Allgemein gilt für Vietnam nämlich die Regel, dass die Qualität der Behandlung noch an die Höhe der Bezahlung gekoppelt ist (so AA Lageberichte v. 4.3.2004 und v. 1.4.2003). Bei den gängigen Medikamenten, die als Importprodukte erhältlich sind, kann es zu qualitativen und zeitlichen Engpässen kommen, wobei für die psychiatrischen Einrichtungen davon auszugehen ist, dass sie auf einem relativ guten Niveau liegen (AA, aaO), jedoch nur in den Großstädten zur Verfügung stehen. Diese Verhältnisse garantieren nicht die notwendige Behandlung des Klägers, der ohne jedes Einkommen und ohne familiären Rückhalt wäre. Er könnte sich eine Behandlung, wie sie für ihn erforderlich wäre, ganz offensichtlich nicht leisten (vgl. dazu auch VG Göttingen, Urt. v. 10.6.2004 2 A 382/03 -).
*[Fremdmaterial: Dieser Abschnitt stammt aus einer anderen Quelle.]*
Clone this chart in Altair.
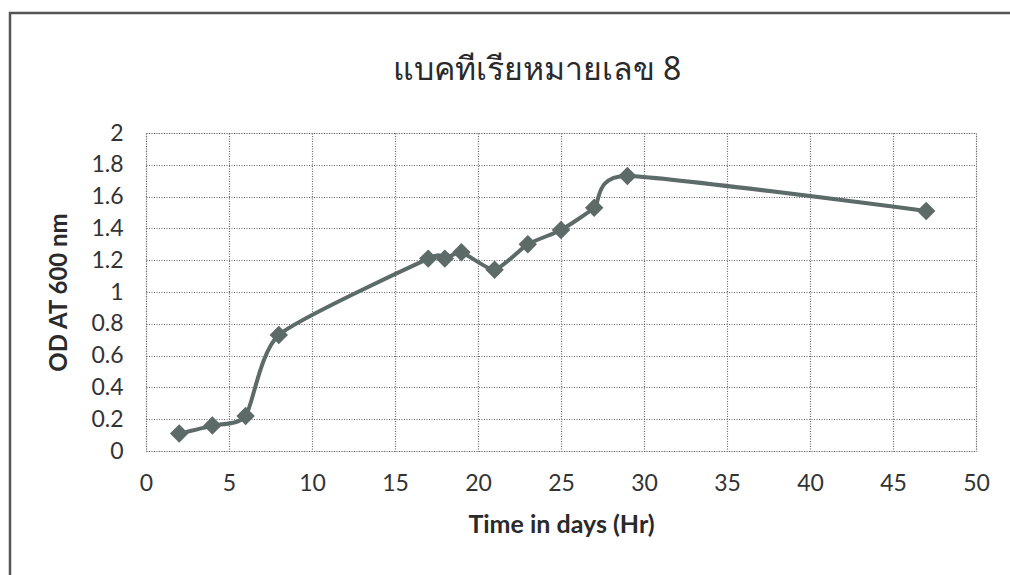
import altair as alt
import pandas as pd

# Growth curve of bacterium no. 8: optical density over time
time_hr = [2, 4, 6, 8, 17, 18, 19, 21, 23, 25, 27, 29, 47]
od_600 = [0.11, 0.16, 0.22, 0.73, 1.21, 1.21, 1.25, 1.14, 1.30, 1.39, 1.53, 1.73, 1.51]

x_ticks = [0, 5, 10, 15, 20, 25, 30, 35, 40, 45, 50]
y_ticks = [0, 0.2, 0.4, 0.6, 0.8, 1, 1.2, 1.4, 1.6, 1.8, 2]

chart_title = ["แบคทีเรียหมายเลข 8"]

df = pd.DataFrame({"time": time_hr, "od": od_600})

W, H = 830, 318
LINE_COLOR = "#5d6b68"
GRID_COLOR = "#666666"
TEXT_COLOR = "#2a2a2a"
FONT = "Lato"

x_enc = alt.X(
    "time:Q",
    scale=alt.Scale(domain=[0, 50], nice=False, zero=True),
    axis=alt.Axis(
        values=x_ticks,
        title="Time in days (Hr)",
        titleFont=FONT,
        titleFontSize=25,
        titleFontWeight="bold",
        titleColor=TEXT_COLOR,
        titlePadding=17,
        labelFont=FONT,
        labelFontSize=23,
        labelColor="#333333",
        labelPadding=21,
        labelOverlap=False,
        labelFlush=False,
        ticks=False,
        domain=False,
        grid=True,
        gridColor=GRID_COLOR,
        gridDash=[1, 1.5],
        gridWidth=1.2,
    ),
)
y_enc = alt.Y(
    "od:Q",
    scale=alt.Scale(domain=[0, 2], nice=False),
    axis=alt.Axis(
        values=y_ticks,
        tickCount=11,
        format="~g",
        title="OD AT 600 nm",
        titleFont=FONT,
        titleFontSize=24,
        titleFontWeight="bold",
        titleColor=TEXT_COLOR,
        titlePadding=19,
        labelFont=FONT,
        labelFontSize=23,
        labelColor="#333333",
        labelPadding=23,
        labelOverlap=False,
        labelFlush=False,
        labelBound=False,
        ticks=False,
        domain=False,
        grid=True,
        gridColor=GRID_COLOR,
        gridDash=[1, 1.5],
        gridWidth=1.2,
    ),
)

# smoothed connecting line (cardinal spline)
line = alt.Chart(df).mark_line(
    color=LINE_COLOR, strokeWidth=4, interpolate="cardinal", tension=0.4
).encode(x=x_enc, y=y_enc)

points = alt.Chart(df).mark_point(
    shape="diamond", filled=True, size=340, color=LINE_COLOR, opacity=1
).encode(x=x_enc, y=y_enc)

one_row = pd.DataFrame({"label": chart_title})

# outer chart frame
frame = alt.Chart(one_row).mark_rect(
    fill=None, stroke="#555555", strokeWidth=2.5
).encode(
    x=alt.value(-136), x2=alt.value(W + 120),
    y=alt.value(-120), y2=alt.value(H + 200),
)

# chart heading above the plot area
heading = alt.Chart(one_row).mark_text(
    font="Noto Sans", fontSize=32, color=TEXT_COLOR,
    align="center", baseline="alphabetic",
).encode(
    text="label:N", x=alt.value(391), y=alt.value(-53),
)

chart = alt.layer(frame, line, points, heading).properties(
    width=W,
    height=H,
    autosize=alt.AutoSizeParams(type="none"),
    padding={"left": 146, "top": 133, "right": 34, "bottom": 124},
).configure_view(
    stroke=GRID_COLOR, strokeDash=[1, 1.5], strokeWidth=1.2
).configure(background="white")

chart.save("out.html", embed_options={"renderer": "svg", "actions": False})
Unabhängig von dem Vorstehenden hat die Klage aber deshalb Erfolg, weil die Versorgungslage mit Medikamenten in Vietnam für Menschen mit unzureichendem Einkommen, die an einer insulinpflichtigen Diabetes Mellitus I - Erkrankung leiden, so ungünstig ist, dass eine Abschiebung der Kl. nach Vietnam bei ihr zu schwersten gesundheitlichen Beeinträchtigungen, wenn nicht sogar zum baldigen Tod führen würde. Das hätte das Bundesamt bei der nach § 49 I VwVfG zu treffenden Ermessensentscheidung berücksichtigen müssen. Da das Ermessen hier wegen der Folgen für die Kl. auf Null reduziert ist, vermag das Gericht den begehrten Verpflichtungsausspruch zu erlassen. Nach dem aktuellen Lagebericht Vietnam des Auswärtigen Amtes vom 04.03.2004 (S. 10 f.), der die Erkenntnisse des Lageberichts aus dem Jahre 2003 fortschreibt, steht nach wie vor den Vietnamesen (bis auf hier nicht interessierende Ausnahmen) kein staatliches - kostenfreies - Gesundheitssystem Verfügung. Zwar sind die meisten Krankheitsbilder, so auch Diabetes Mellitus I in Vietnam grundsätzlich behandelbar. Die Qualität der Behandlung und die Möglichkeit, sich mit Medikamenten zu versorgen, ist aber unmittelbar abhängig von den finanziellen Möglichkeiten des Einzelnen. Anders gewendet: Wer wie die Kl. das nötige Geld in Vietnam für Insulin nicht hat, ist nach Rückkehr in die Heimat dem baldigen Tode geweiht. Nichts anderes besagt die den Beteiligten bekannte Auskunft der Botschaft der Bundesrepublik Deutschland in Hanoi an das VG Braunschweig vom 30.09.1999 (vgl. die unpaginierten Beiakten B), hinsichtlich derer das Gericht keinerlei Erkenntnisse hat, dass die dortigen Ausführungen nicht mehr zuträfen.